O CCP associativo não voltaria a ressurgir, perdendo-se com ele. a vertente de colaboração institucional entre o Governo e as "Comunidades Portuguesas" , em sentido sociológico. Perdendo-se, igualmente, a força e autonomia do Conselho, na medida em que essa força e autonomia lhe vinha de ONG´s que nada devem ao Estado e não dependem dele.
Um Conselho eleito pelos cidadãos espalhados pelo universo é bem mais vulnerável a um simples corte do seu orçamento de funcionamento - como, ao longo de anos recentes, se tem visto, de vez em quando... E, tendo embora funções consultivas, pode ser muito pouco consultado, como também se tem visto...
Pelo contrário, o primeiro CCP, quando o Governo Português, quis silencia-lo para, depois, o extinguir, manteve-se, em plena actividade, onde desempenhava o tal papel federador, como era sua vocação originária: por exemplo, em contextos tão diversos como os da França, do Brasil, da Argentina...
Da sua existência histórica, enquanto órgão consultivo, ficam muitas lições que deixou sobre as formas possíveis de viver uma ideia, ou uma lei - e a vivência, pela vontade das pessoas é o mais importante, porque é com elas que se ganha, se transforma, ou se perde...
A igualdade de tratamento entre os portugueses residentes no país e no estrangeiro passa por direitos políticos, culturais e sociais, reconhecidos a nível individual, mas passa, também, pela igualdade de tratamento dos organizações em que prosseguem os seus fins colectivos - sobretudo os de entreajuda e solidariedade e os de preservação das suas tradições e da sua língua.
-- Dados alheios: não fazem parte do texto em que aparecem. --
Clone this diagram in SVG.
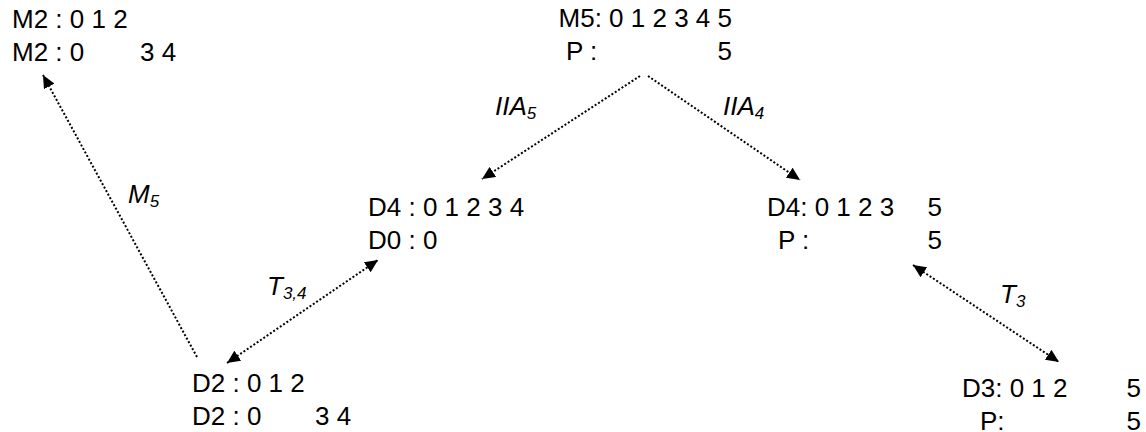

Ao CCP, a SECP apresentava, anualmente, muito antes que isso se tivesse tornado prática, o seu programa de actividades, o "programa cultural" decalcado ou inspirado nos programas das associações e nos seus pedidos de apoio e colaboração , assim como o orçamento de suporte dessas acções (programas que não me lembro de ter sido, por uma só vez que fosse, posto em causa...). Como apresentava um relatório sobre as recomendações do Conselho, com a justificação de eventuais razões de não cumprimento ou de atrasos... Em 1987, foi criada uma Comissão Interminuisterial , que tinha , entre a suas competências a de preparar a reunião anual do CCP, com resposta de cada departamento às recomendações recebidas ou das consultas a formular. E em preparação estava, para consulta, a criação , na órbita do CCP, de várias Conferências especializadas por matérias (Ensino, Assuntos Económicos, Juventude, Participação Cìvica das Mulheres)...
Esquemas que, com aqueda desse governo, minoritário, e a sua substituiçaão por outro, do mesmo Primeiro -Ministro, com uma confortável maioria, se perderiam todos, inesperadamente, como o prórpio CCP.